Several hundreds of years afterwards, Vitruvius, who served as a judge in Alexandria, tried and exposed several poets who were guilty of stealing the material of others in their field. From then on, Roman jurists discussed different types of ownership for intellectual works, although they still did not have any intellectual property laws.
In 1416, the Great Council of Venice awarded the first patent for a technological invention to Ser Franciscus Petri of Rhodes. Later, in 1421, architect Filippo Brunelleschi was granted an individual act to in protection of his intellectual property rights. A 1474 statute then provided a statutory alternative to the existing ad hoc system that was already in place to provide intellectual property protection.
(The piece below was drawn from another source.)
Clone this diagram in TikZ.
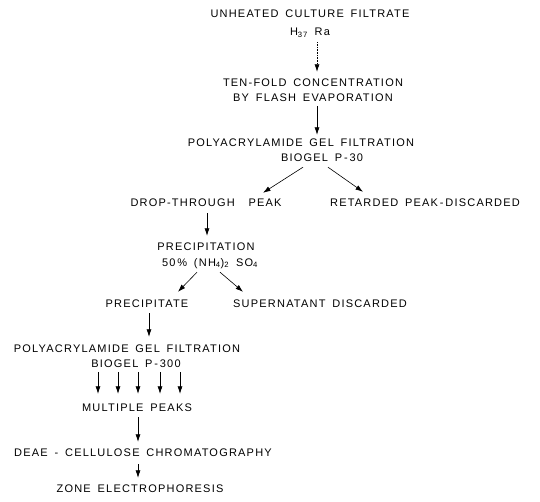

The Statute of Monopolies was passed by the English Parliament in 1623. Luigi Palombi refers to it as “the mother of modern patent law in all common law countries”. England also had monopolies before 1623. For example, in 1449, Henry VI granted letters patent to a Flemish man for the manufacture of stained glass in England. Sir Edward Coke principally drafted the 1623 statute to outlaw abusive monopolies, particularly those granted under the King’s letters patent. 1710 marked the passage of the Statute of Anne, a copyright law.
In 1787, the U.S. Constitution gave Congress the power to secure inventors’ rights (Article I, Section 8). The U.S. has had patent protection since 1790, which was developed over the next several hundred years with standards significantly expanded in the 1950’s. Since then, many subsequent changes have been made to patent law.